■ Stated goal
Working from the top of the listing below, retype each line through the line containing "Arial, Helvetica, sans-serif';", both included, with no pictures.
:: Source excerpt ::
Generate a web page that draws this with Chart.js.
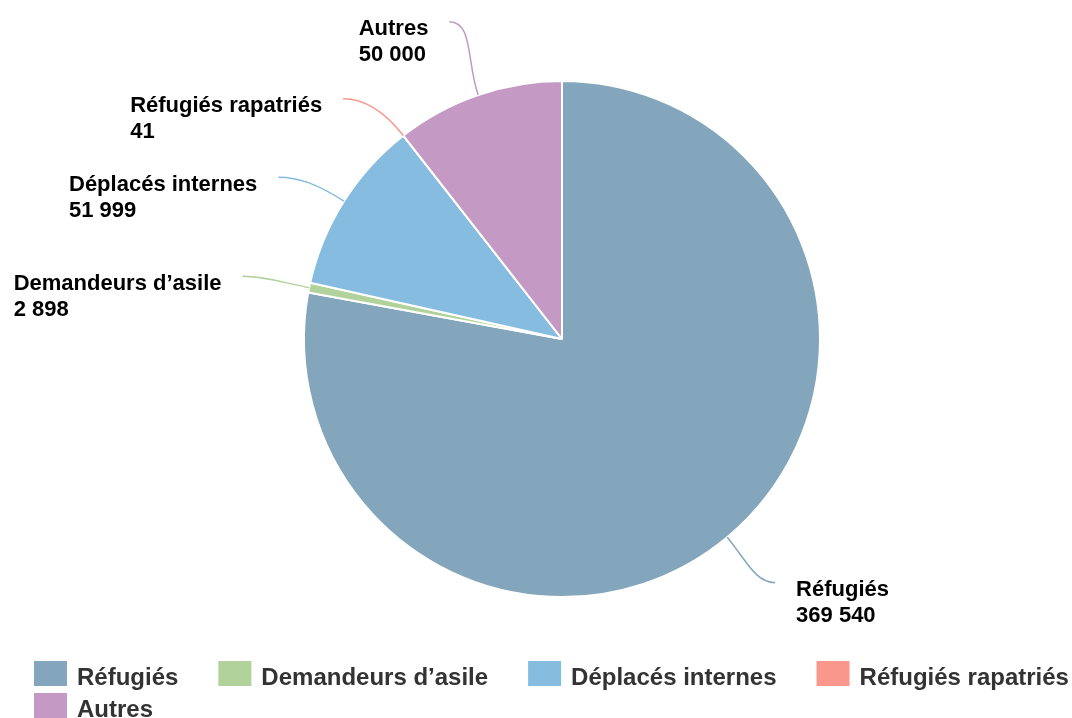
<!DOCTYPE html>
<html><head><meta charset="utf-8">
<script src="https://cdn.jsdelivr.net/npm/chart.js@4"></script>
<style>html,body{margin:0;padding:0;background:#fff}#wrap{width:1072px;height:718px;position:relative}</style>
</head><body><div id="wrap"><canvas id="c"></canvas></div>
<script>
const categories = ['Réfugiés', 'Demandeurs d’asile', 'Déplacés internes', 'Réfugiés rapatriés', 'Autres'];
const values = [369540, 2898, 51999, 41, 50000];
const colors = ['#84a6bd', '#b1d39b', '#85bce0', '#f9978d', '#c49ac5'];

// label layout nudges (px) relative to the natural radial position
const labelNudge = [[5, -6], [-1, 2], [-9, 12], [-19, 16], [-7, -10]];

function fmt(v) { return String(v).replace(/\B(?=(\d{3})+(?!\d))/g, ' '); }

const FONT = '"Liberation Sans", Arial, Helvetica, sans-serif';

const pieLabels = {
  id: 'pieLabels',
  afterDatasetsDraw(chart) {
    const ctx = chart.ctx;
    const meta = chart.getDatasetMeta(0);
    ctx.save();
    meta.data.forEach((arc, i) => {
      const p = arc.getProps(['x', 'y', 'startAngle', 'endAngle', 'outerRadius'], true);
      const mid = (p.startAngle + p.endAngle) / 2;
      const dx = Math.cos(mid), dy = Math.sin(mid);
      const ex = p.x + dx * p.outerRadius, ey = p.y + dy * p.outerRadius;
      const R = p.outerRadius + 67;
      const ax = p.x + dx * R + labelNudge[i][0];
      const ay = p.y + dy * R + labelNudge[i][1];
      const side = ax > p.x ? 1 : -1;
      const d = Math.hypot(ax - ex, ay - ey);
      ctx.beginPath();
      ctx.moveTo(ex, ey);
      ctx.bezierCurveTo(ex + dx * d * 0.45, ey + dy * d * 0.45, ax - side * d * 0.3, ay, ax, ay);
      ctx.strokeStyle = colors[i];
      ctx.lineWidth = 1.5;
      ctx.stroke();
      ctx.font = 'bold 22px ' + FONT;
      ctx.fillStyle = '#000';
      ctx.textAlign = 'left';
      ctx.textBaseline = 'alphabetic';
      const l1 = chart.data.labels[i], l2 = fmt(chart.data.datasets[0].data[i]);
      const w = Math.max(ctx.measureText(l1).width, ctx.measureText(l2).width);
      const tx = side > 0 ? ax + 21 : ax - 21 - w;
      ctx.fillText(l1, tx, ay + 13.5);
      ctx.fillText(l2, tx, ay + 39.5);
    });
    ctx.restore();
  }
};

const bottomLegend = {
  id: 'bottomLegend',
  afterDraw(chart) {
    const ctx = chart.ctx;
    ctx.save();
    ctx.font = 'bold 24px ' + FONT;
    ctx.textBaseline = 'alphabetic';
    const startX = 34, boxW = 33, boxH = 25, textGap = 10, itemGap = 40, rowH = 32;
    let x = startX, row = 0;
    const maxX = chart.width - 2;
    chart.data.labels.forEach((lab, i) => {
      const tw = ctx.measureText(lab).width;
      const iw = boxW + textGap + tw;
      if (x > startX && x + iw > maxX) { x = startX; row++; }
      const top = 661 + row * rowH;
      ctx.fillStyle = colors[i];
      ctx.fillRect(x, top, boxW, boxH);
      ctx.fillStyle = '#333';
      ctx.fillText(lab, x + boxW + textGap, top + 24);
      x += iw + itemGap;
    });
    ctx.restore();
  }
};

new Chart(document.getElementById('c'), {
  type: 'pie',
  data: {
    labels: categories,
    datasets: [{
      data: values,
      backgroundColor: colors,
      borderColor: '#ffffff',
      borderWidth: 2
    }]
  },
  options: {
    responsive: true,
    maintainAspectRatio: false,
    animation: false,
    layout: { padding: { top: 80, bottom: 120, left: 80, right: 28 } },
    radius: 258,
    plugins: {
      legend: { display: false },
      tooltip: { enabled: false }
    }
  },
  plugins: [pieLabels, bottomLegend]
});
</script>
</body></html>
:::
■ Final result
Generate a web page that draws this with Chart.js.
<!DOCTYPE html>
<html><head><meta charset="utf-8">
<script src="https://cdn.jsdelivr.net/npm/chart.js@4"></script>
<style>html,body{margin:0;padding:0;background:#fff}#wrap{width:1072px;height:718px;position:relative}</style>
</head><body><div id="wrap"><canvas id="c"></canvas></div>
<script>
const categories = ['Réfugiés', 'Demandeurs d’asile', 'Déplacés internes', 'Réfugiés rapatriés', 'Autres'];
const values = [369540, 2898, 51999, 41, 50000];
const colors = ['#84a6bd', '#b1d39b', '#85bce0', '#f9978d', '#c49ac5'];

// label layout nudges (px) relative to the natural radial position
const labelNudge = [[5, -6], [-1, 2], [-9, 12], [-19, 16], [-7, -10]];

function fmt(v) { return String(v).replace(/\B(?=(\d{3})+(?!\d))/g, ' '); }

const FONT = '"Liberation Sans", Arial, Helvetica, sans-serif';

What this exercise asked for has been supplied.